--- WORK INSTRUCTIONS ---
From the entries that follow, pick out all lines holding "chart".

--- RAW RECORDS ---
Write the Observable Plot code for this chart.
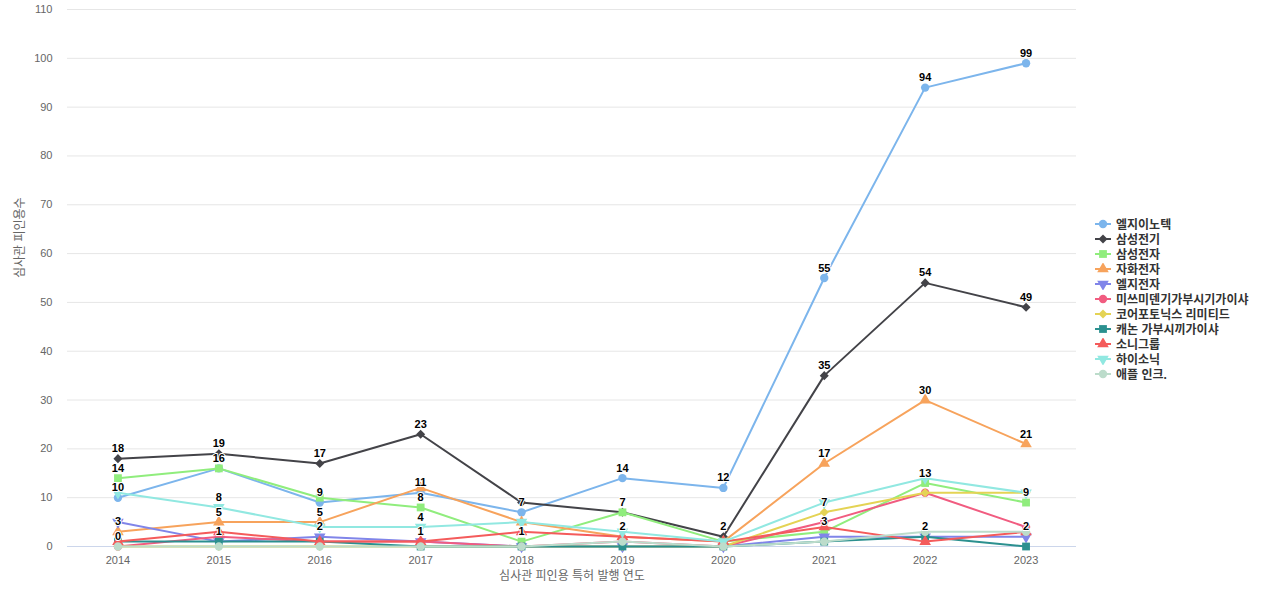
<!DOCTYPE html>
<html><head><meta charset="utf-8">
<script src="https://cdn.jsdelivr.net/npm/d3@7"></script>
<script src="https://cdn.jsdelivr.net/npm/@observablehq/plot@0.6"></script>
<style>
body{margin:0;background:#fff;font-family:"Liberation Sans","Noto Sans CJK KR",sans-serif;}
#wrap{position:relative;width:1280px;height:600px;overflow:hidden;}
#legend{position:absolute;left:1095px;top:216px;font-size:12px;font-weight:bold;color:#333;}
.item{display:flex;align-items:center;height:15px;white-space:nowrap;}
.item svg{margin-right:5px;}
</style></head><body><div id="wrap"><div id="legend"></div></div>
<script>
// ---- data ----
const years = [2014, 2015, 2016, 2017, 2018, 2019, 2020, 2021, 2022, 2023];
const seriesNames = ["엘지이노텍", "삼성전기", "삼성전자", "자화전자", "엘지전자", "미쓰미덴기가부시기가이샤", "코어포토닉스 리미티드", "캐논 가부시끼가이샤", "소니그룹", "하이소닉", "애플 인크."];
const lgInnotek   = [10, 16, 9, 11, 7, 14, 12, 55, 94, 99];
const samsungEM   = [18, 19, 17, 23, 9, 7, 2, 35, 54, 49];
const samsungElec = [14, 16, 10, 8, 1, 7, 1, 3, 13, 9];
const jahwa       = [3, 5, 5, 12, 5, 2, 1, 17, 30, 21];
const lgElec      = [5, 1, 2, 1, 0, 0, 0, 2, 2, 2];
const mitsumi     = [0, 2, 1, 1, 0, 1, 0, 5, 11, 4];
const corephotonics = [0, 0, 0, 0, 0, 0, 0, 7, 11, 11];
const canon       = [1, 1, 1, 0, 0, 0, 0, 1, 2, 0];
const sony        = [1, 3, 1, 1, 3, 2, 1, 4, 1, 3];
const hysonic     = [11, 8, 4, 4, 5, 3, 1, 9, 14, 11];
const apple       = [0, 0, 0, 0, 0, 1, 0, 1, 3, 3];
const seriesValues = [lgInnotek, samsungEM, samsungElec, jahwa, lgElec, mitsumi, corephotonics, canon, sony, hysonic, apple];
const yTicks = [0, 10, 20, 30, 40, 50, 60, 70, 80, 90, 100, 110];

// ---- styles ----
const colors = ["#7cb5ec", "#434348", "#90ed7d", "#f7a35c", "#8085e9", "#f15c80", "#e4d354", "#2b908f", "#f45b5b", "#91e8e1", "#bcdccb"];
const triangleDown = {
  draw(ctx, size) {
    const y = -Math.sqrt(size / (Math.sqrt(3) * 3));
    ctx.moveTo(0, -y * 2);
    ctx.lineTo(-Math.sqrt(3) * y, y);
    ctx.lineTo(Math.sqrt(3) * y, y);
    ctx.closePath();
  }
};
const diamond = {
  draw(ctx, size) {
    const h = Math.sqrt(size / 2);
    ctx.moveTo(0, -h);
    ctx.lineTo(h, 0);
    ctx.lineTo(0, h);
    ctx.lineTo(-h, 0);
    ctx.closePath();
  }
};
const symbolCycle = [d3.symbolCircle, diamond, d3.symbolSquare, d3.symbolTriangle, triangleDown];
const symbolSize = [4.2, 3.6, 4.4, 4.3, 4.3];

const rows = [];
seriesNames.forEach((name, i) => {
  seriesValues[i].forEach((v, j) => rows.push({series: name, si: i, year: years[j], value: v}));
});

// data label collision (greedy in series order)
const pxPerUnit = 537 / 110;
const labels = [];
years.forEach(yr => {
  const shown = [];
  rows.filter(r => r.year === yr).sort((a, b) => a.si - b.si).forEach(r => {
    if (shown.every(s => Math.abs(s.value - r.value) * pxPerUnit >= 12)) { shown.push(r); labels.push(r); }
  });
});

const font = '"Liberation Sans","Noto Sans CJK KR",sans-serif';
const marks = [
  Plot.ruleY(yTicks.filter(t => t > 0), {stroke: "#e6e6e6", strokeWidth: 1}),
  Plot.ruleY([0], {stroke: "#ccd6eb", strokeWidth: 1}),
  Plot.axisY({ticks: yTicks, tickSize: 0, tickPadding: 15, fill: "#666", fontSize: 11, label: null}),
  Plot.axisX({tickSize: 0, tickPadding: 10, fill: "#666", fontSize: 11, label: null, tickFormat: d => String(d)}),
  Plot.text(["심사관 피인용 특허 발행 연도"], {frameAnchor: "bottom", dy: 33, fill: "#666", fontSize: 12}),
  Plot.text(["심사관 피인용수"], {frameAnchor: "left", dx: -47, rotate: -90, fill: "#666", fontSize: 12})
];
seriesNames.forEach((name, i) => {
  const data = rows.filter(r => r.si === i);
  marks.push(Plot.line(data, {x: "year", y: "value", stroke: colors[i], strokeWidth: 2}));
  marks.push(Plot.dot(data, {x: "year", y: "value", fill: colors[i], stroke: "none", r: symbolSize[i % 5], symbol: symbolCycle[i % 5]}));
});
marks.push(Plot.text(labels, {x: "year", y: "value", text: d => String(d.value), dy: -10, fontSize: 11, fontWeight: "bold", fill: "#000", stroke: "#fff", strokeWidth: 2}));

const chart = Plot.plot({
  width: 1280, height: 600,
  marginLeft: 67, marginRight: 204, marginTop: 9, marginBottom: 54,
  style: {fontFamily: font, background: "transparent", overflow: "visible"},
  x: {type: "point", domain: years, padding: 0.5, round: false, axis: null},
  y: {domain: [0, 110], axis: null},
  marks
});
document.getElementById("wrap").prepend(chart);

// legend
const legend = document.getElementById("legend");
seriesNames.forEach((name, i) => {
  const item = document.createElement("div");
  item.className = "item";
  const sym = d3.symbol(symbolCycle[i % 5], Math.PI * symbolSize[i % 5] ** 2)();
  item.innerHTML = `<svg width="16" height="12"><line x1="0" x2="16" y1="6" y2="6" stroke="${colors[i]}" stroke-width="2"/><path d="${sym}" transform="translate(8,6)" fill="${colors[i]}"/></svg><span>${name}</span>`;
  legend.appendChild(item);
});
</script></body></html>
* * *
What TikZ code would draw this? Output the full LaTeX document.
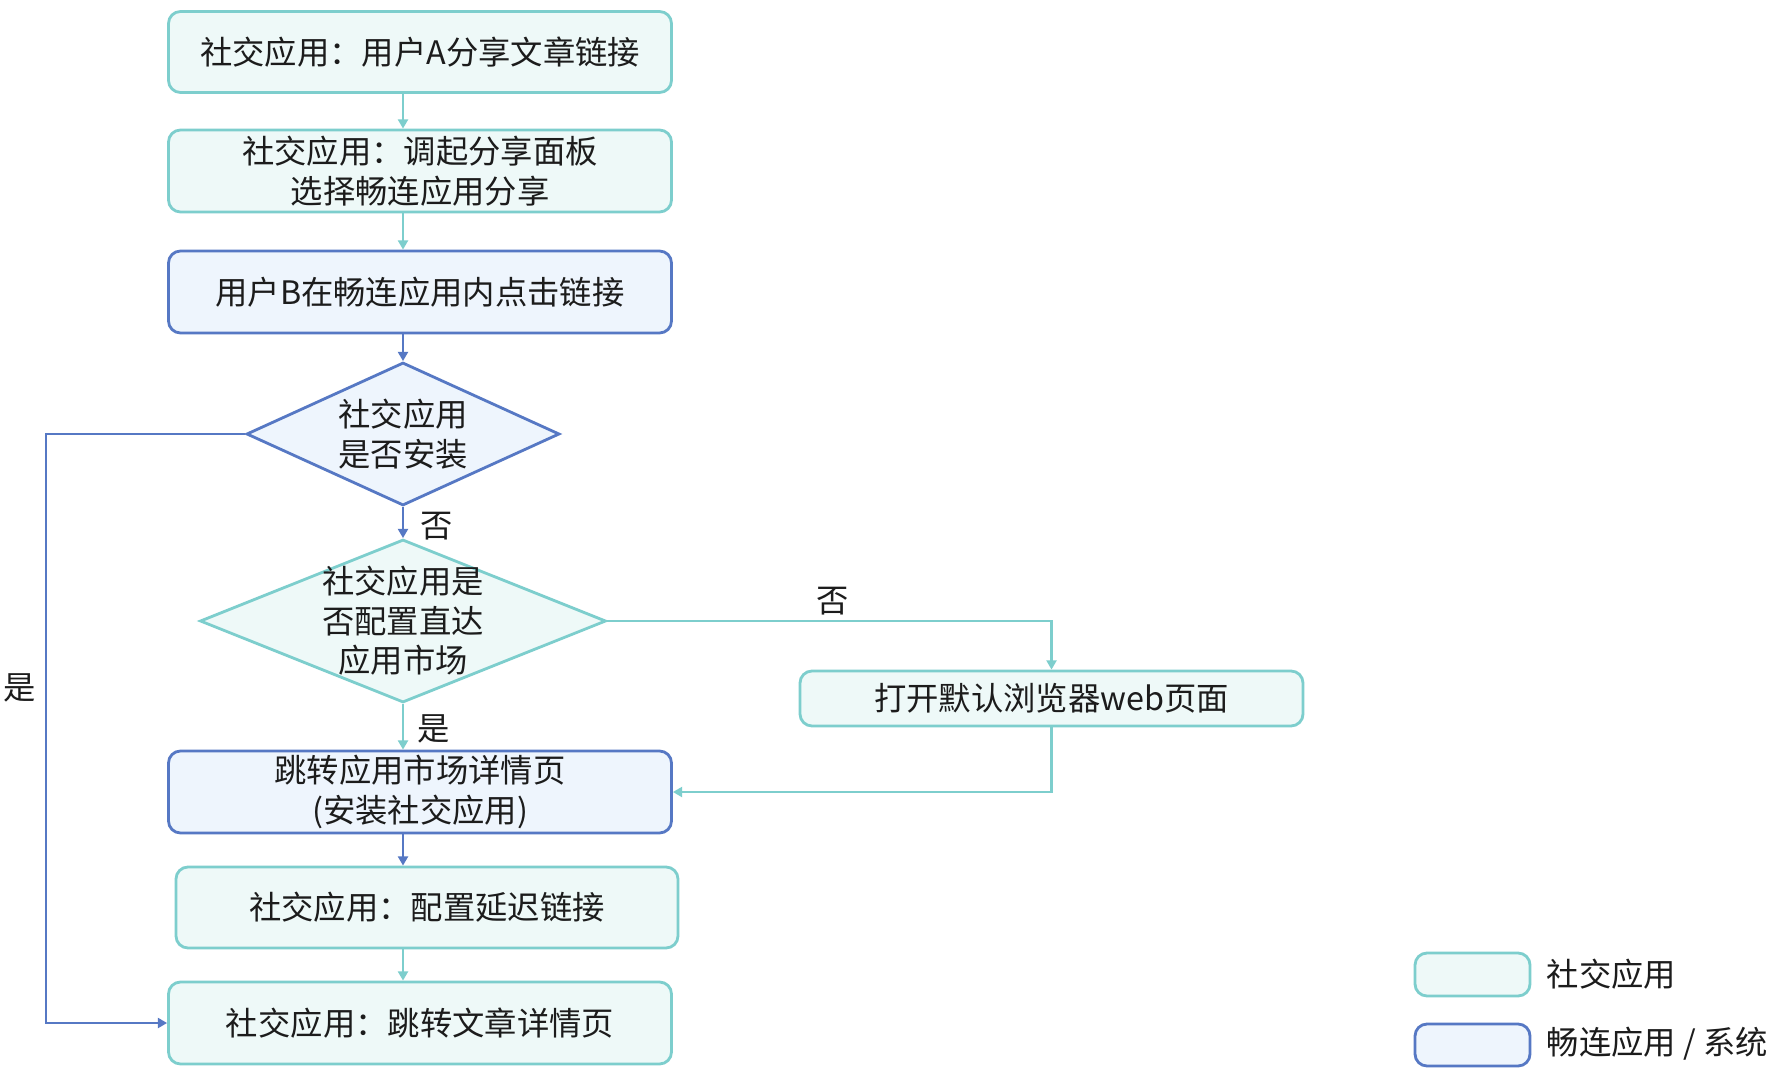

--- ANSWER FOR THIS EXERCISE ---
Write the Observable Plot code for this chart.
const chart = Plot.plot({
document.getElementById("wrap").prepend(chart);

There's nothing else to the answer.